As of today (August 2022), Dataproc only considers the YARN memory while deciding whether to scale or not. The underlying algorithm used to arrive at the actual numbers involves a bit of 7th grade math but feel free to pass over this formula if you find it repulsive. You cannot control or change how these calculations are performed 

dataproc-autoscaling-formula

At a 50,000 feet level, all it does is – 

  • If there’s “Available Memory” in the cluster, try to remove nodes
  • If there’s “Pending Memory” in the cluster, try to add nodes

Dataproc’s Autoscaling Policy does provide a few knobs and levers that you can use to – 

  • Set the minimum/maximum size of the cluster
  • Set how frequently to check if scaling is required or not (Cooldown Duration)
  • Set how aggressively the cluster scales
  • Set how frequently the cluster scales
These 2 are very important knobs that a lot of customers tend to leave at their OOTB default values without paying attention to their exact roles in tuning the policy. Let’s dive deeper with some sample numbers!
Scale Up Factor and Scale Down Factor
Let’s say that the amount of memory to scale up by = f(x,y,z)
where
x = Number of pending containers, e.g. – 100
y = Memory requested by each container, e.g.- 512 MB
z = Scale up factor, e.g. – 0.5
Therefore, the total pending YARN memory = x*y = 50 GB
Amount of memory to scale up by = Total pending YARN memory*Scale up factor = 25GB
 
So if each node has 8 GB of memory and assuming 80% allocation to YARN
For z=0.5, number of nodes = 100*512*0.5 / (8*1000)*0.8 = 4
For z=1, number of nodes = 100*512*1 / (8*1000)*0.8 = 8 

 
The same logic applies to scale down factor but instead of using the pending memory, the formula will use the available memory as the driving variable.  As you can see, the higher the scale-up/down factor, the more aggressive the node addition/removal is. If the current pending memory demands adding 10 nodes, then a scale up factor of 1 will add all 10. If the factor was 0.5, it will add only 50% of the actual ask. 
Dataproc will then wait for the duration defined in the “Cooldown Period” and again check if scaling is required. 
 
Scale Up/Down Min Worker Fraction
Let the amount of memory to scale up by = f(x,y,z)
where
x = Number of pending containers, e.g. – 100
y = Memory requested by each container, e.g.- 512 MB
z = Scale up factor, e.g. – 0.5
N = Number of nodes in the cluster, e.g. – 20
S = scaleUpMinWorkerFraction, e.g. – 0.3
M = N*S = 6 nodes
Total pending YARN memory = x*y = 50 GB
Amount of memory to scale up by = Total pending YARN memory*Scale up factor = 25GB
So if each node has 8 GB of memory and assuming 80% allocation to YARN
For z=0.5, 
Nodes = 100*512*0.5 / (8*1000)*0.8 = 4. 
Since this is less than M =6, no scale up will occur
For z=1, 
Nodes = 100*512*1 / (8*1000)*0.8 = 8. 
Since this is greater than M = 6, cluster will scale up by 8.
 
These knobs are effectively helping you control the step size as a direct function of the cluster size. This becomes very beneficial in avoiding frequent oscillations in your total node count. Downscaling every time there’s a recommendation to remove 1-2 workers becomes an overhead since another subsequent workload may need to spin additional workers immediately after a downscaling operation. 

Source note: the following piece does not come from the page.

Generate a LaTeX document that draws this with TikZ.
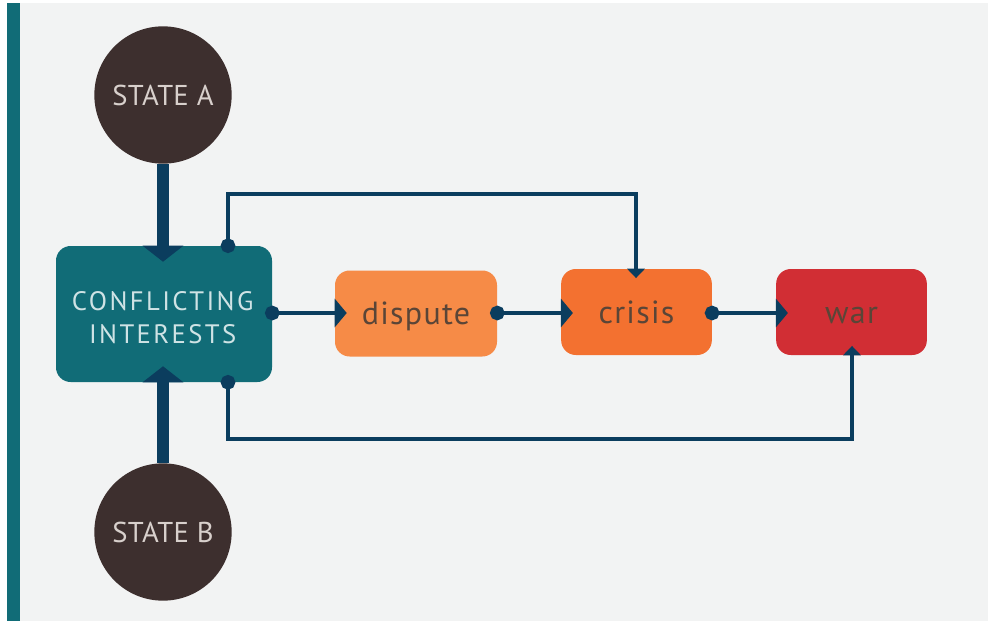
\documentclass[tikz,border=0pt]{standalone}
\usepackage{fontspec}
\setmainfont{PT Sans}
\usetikzlibrary{arrows.meta,positioning}
\definecolor{bg}{HTML}{F2F3F3}
\definecolor{tealbar}{HTML}{116C77}
\definecolor{tealbox}{HTML}{116C77}
\definecolor{navy}{HTML}{0B3D5E}
\definecolor{statec}{HTML}{3D2F2E}
\definecolor{statetxt}{HTML}{D8D0CC}
\definecolor{citxt}{HTML}{CFE3E5}
\definecolor{dispc}{HTML}{F68B47}
\definecolor{crisc}{HTML}{F37130}
\definecolor{warc}{HTML}{D12E34}
\definecolor{boxtxt}{HTML}{5A4537}
\tikzset{
  statenode/.style={circle, fill=statec, minimum size=103pt, inner sep=0pt,
     text=statetxt, font=\fontsize{21.5}{26}\selectfont\addfontfeatures{LetterSpace=1}},
  stagebox/.style={rounded corners=11pt, inner sep=0pt, text=boxtxt,
     font=\fontsize{24}{28}\selectfont\addfontfeatures{LetterSpace=4},
     minimum height=64.5pt, text height=17pt, text depth=0pt},
  thinline/.style={draw=navy, line width=2.6pt},
  thickline/.style={draw=navy, line width=9pt},
  flow/.style={thinline, arrows={Circle[length=11pt]-Triangle[length=9pt,width=21pt]},
     shorten <=-5.5pt, shorten >=-9pt},
  feedback/.style={thinline, arrows={Circle[length=11pt]-Triangle[length=7pt,width=13pt]},
     shorten <=-5.5pt, shorten >=-7pt},
  bigarrow/.style={thickline, -{Triangle[length=12pt,width=30pt]}, shorten >=-12pt},
}
\begin{document}
\begin{tikzpicture}[x=0.75pt,y=-0.75pt]
\useasboundingbox (0,0) rectangle (988,621);
\fill[white] (0,0) rectangle (988,621);
\fill[bg] (20,3) rectangle (988,621);
\fill[tealbar] (7,3) rectangle (20,621);

\node[statenode] (A) at (163,95) {STATE A};
\node[statenode] (B) at (163,532) {STATE B};

\node[rounded corners=11pt, fill=tealbox, minimum width=162pt, minimum height=102pt,
  inner sep=0pt] (CI) at (164,314) {};
\node[text=citxt, align=center, inner sep=0pt,
  font=\fontsize{20}{24.8}\selectfont\addfontfeatures{LetterSpace=9}]
  (CItext) at ([yshift=-2.5pt,xshift=-1pt]CI.center) {CONFLICTING\\INTERESTS};
\node[stagebox, fill=dispc, minimum width=121.5pt] (D) at (416,313.5) {dispute};
\node[stagebox, fill=crisc, minimum width=113pt] (C) at (636.5,312) {crisis};
\node[stagebox, fill=warc, minimum width=113pt] (W) at (851.5,312) {war};

\coordinate (topcorner) at (228,194);
\coordinate (topright) at (636,194);
\coordinate (botcorner) at (228,439);
\coordinate (botright) at (852,439);

% thick connectors
\draw[bigarrow] (A.south) -- (CI.north -| A.south);
\draw[bigarrow] (B.north) -- (CI.south -| B.north);

% main flow
\draw[flow] (CI.east |- 0,313) -- (D.west |- 0,313);
\draw[flow] (D.east |- 0,313) -- (C.west |- 0,313);
\draw[flow] (C.east |- 0,313) -- (W.west |- 0,313);

% feedback loops
\draw[feedback] (CI.north -| topcorner) -- (topcorner) -- (topright) -- (C.north -| topright);
\draw[feedback] (CI.south -| botcorner) -- (botcorner) -- (botright) -- (W.south -| botright);
\end{tikzpicture}
\end{document}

Another issue is that workers marked for removal may contain shuffle data and/or other tasks. Unless you are using EFM (applicable and recommended only for Spark), forcefully downscaling such nodes will result in task failures and lend to an increase in execution time. 

If you use YARN’s graceful decommissioning timeout, then the cluster will continue to wait in UPDATING state during the timeout period and not allow any other update operations including upscaling operations. This becomes a bottleneck to new workloads that get submitted with increased memory requirements.

Understanding how these levers and knobs function will help you create a well tuned autoscaling policy that aligns with your SLA requirements and workload patterns.